Extending days in Payable VS CFO- Book 7 Exam 1 Q14

During 2007, the company increase the number of days in payable from 36.5 days to 50 days. COGS was $250M in 2006 and $292M in 2007. How much will the company’s CFO change from stretching the payable? A. $15M B. $34.2M My solutions: Payable = COGS* days/365 so the increased CFO = 292/365 X (50-36.5) = 10.8M However, the answer is A, can not find where is wrong. Anyone help??!

First year AP = 36.5/365 * 250 = 25 Second year AP = 50/365 * 292 = 40 So AP increase by 15, so does CFO. In your calculation you did not take into account that COGS was changing.

I see! thanks Nicol…!!!

I got 10.8 as well. Since they’re specifically asking about the change from stretching payable, the increase in COGS shouldn’t factor into it.

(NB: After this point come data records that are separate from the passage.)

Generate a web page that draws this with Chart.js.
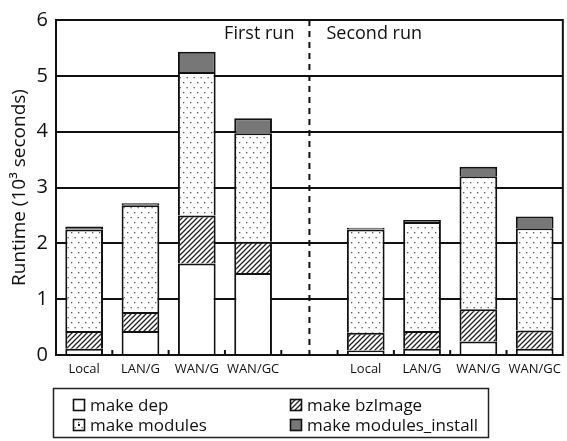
<!DOCTYPE html>
<html>
<head>
<meta charset="utf-8">
<script src="https://cdn.jsdelivr.net/npm/chart.js@4.4.1/dist/chart.umd.min.js"></script>
<style>
html,body{margin:0;padding:0;background:#fff;}
#wrap{width:567px;height:441px;}
</style>
</head>
<body>
<div id="wrap"><canvas id="c" width="567" height="441"></canvas></div>
<script>
// ---- data (units: 10^3 seconds) ----
const categories = ['Local','LAN/G','WAN/G','WAN/GC','','Local','LAN/G','WAN/G','WAN/GC'];
const makeDep            = [0.11, 0.43, 1.64, 1.47, null, 0.08, 0.11, 0.24, 0.11];
const makeBzImage        = [0.32, 0.34, 0.86, 0.56, null, 0.32, 0.32, 0.58, 0.33];
const makeModules        = [1.82, 1.91, 2.57, 1.94, null, 1.85, 1.95, 2.38, 1.83];
const makeModulesInstall = [0.05, 0.04, 0.36, 0.27, null, 0.03, 0.04, 0.17, 0.21];
const seriesLabels = ['make dep','make bzImage','make modules','make modules_install'];
const runLabels = ['First run','Second run'];
const yTicks = [0,1,2,3,4,5,6];

const FONT = '"Open Sans", "DejaVu Sans", sans-serif';
const INK = '#111';

function dotPattern(){
  const c=document.createElement('canvas'); c.width=7; c.height=10;
  const g=c.getContext('2d');
  g.fillStyle='#fff'; g.fillRect(0,0,7,10);
  g.fillStyle='#555';
  g.fillRect(1,2,1.3,1.3);
  g.fillRect(4.5,7,1.3,1.3);
  return g.createPattern(c,'repeat');
}
function hatchPattern(){
  const s=5;
  const c=document.createElement('canvas'); c.width=s; c.height=s;
  const g=c.getContext('2d');
  g.fillStyle='#fff'; g.fillRect(0,0,s,s);
  g.strokeStyle='#222'; g.lineWidth=1.3;
  g.beginPath();
  g.moveTo(-1,s+1); g.lineTo(s+1,-1);
  g.moveTo(-1,1); g.lineTo(1,-1);
  g.moveTo(s-1,s+1); g.lineTo(s+1,s-1);
  g.stroke();
  return g.createPattern(c,'repeat');
}
const fills = ['#ffffff', hatchPattern(), dotPattern(), '#777777'];

const extras = {
  id:'extras',
  beforeDatasetsDraw(chart){
    const a=chart.chartArea, ctx=chart.ctx;
    ctx.save();
    ctx.strokeStyle=INK; ctx.lineWidth=2;
    ctx.strokeRect(a.left, a.top, a.right-a.left, a.bottom-a.top);
    ctx.restore();
  },
  afterDatasetsDraw(chart){
    const a=chart.chartArea, ctx=chart.ctx, xs=chart.scales.x;
    ctx.save();
    // inner tick marks at category boundaries
    ctx.strokeStyle=INK; ctx.lineWidth=2;
    for(let i=1;i<categories.length;i++){
      const x=(xs.getPixelForValue(i-1)+xs.getPixelForValue(i))/2;
      ctx.beginPath(); ctx.moveTo(x,a.bottom); ctx.lineTo(x,a.bottom-5); ctx.stroke();
    }
    // dashed separator
    const xd = xs.getPixelForValue(4);
    ctx.setLineDash([6,5]);
    ctx.beginPath(); ctx.moveTo(xd,a.top); ctx.lineTo(xd,a.bottom); ctx.stroke();
    ctx.setLineDash([]);
    // run labels
    ctx.fillStyle=INK; ctx.font='18px '+FONT; ctx.textBaseline='middle';
    ctx.textAlign='right'; ctx.fillText(runLabels[0], xd-15, a.top+14);
    ctx.textAlign='left'; ctx.fillText(runLabels[1], xd+17, a.top+14);
    // legend
    ctx.lineWidth=1.5; ctx.strokeStyle='#222';
    ctx.strokeRect(53.5, 388.5, 435, 49);
    const pos=[[73,405],[290,405],[73,425],[290,425]];
    ctx.font='17px '+FONT; ctx.textAlign='left';
    chart.data.datasets.forEach((ds,i)=>{
      const [x,y]=pos[i];
      ctx.fillStyle=ds.backgroundColor;
      ctx.fillRect(x,y-6,12,12);
      if(i===2){ctx.fillStyle='#222'; ctx.fillRect(x+5,y-1,2,2);}
      ctx.strokeStyle=INK; ctx.lineWidth=1.6;
      ctx.strokeRect(x+0.5,y-5.5,11,11);
      ctx.fillStyle=INK;
      ctx.fillText(ds.label, x+17, y+1);
    });
    ctx.restore();
  }
};

const datasets = [makeDep, makeBzImage, makeModules, makeModulesInstall].map((d,i)=>({
  label: seriesLabels[i],
  data: d,
  backgroundColor: fills[i],
  borderColor: INK,
  borderWidth: 2,
  barPercentage: 0.67,
  categoryPercentage: 1.0
}));

new Chart(document.getElementById('c'), {
  type:'bar',
  data:{labels:categories, datasets},
  options:{
    responsive:false, animation:false, devicePixelRatio:1,
    layout:{padding:{top:15,right:2,left:0,bottom:0}},
    plugins:{legend:{display:false}, tooltip:{enabled:false}},
    scales:{
      x:{
        stacked:true,
        grid:{display:false, drawTicks:false},
        border:{color:INK, width:2},
        ticks:{color:INK, font:{family:FONT,size:13}, padding:6, maxRotation:0, autoSkip:false},
        afterFit(s){ s.height = 86; }
      },
      y:{
        stacked:true, min:0, max:6,
        afterBuildTicks(s){ s.ticks = yTicks.map(v=>({value:v})); },
        grid:{color:INK, lineWidth:2, drawTicks:false},
        border:{color:INK, width:2},
        ticks:{color:INK, font:{family:FONT,size:20}, padding:8},
        title:{display:true, text:'Runtime (10³ seconds)', color:INK, font:{family:FONT,size:19}, padding:{top:8,bottom:0}},
        afterFit(s){ s.width = 56; }
      }
    }
  },
  plugins:[extras]
});
</script>
</body>
</html>
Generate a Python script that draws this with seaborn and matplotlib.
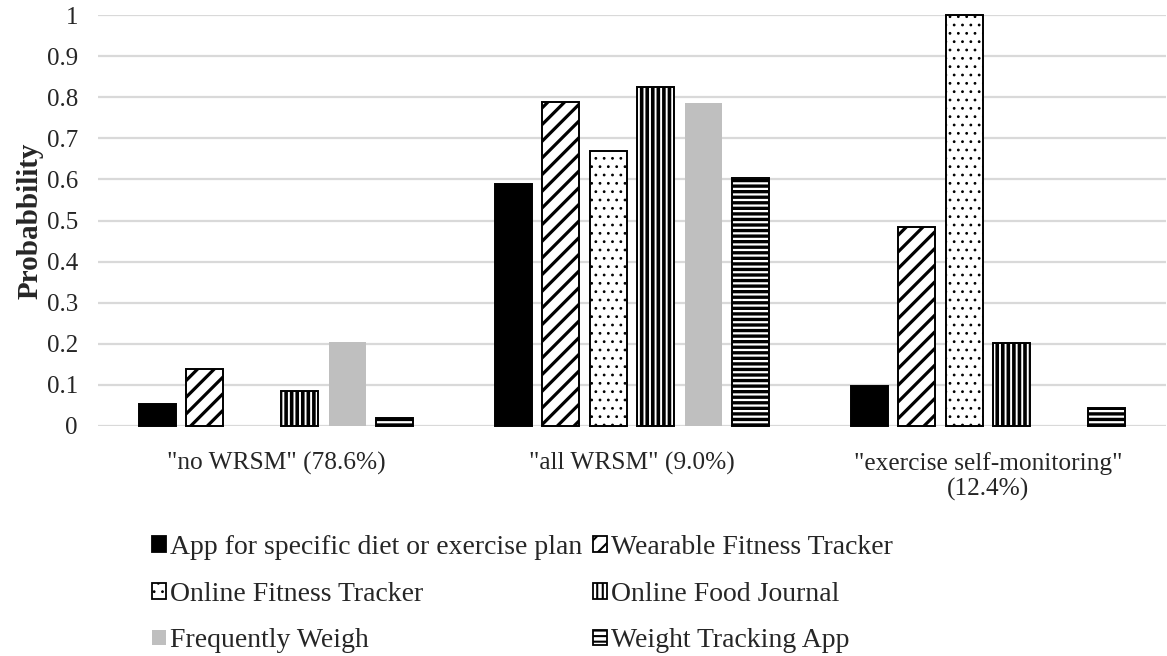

Since I’m an idiot and forgot the formula for AP…i did it another way. I saw the increase in AP was 37% = (50-36.5)/36.5 I saw increase in COGS was 42MM so 37% of 42MM was attributable to the increase in AP…which also was ~15MM or Answer A. I can’t think of why this wouldn’t always work (same difference really), but i guess it’s probably better to use the intended formula. Any input?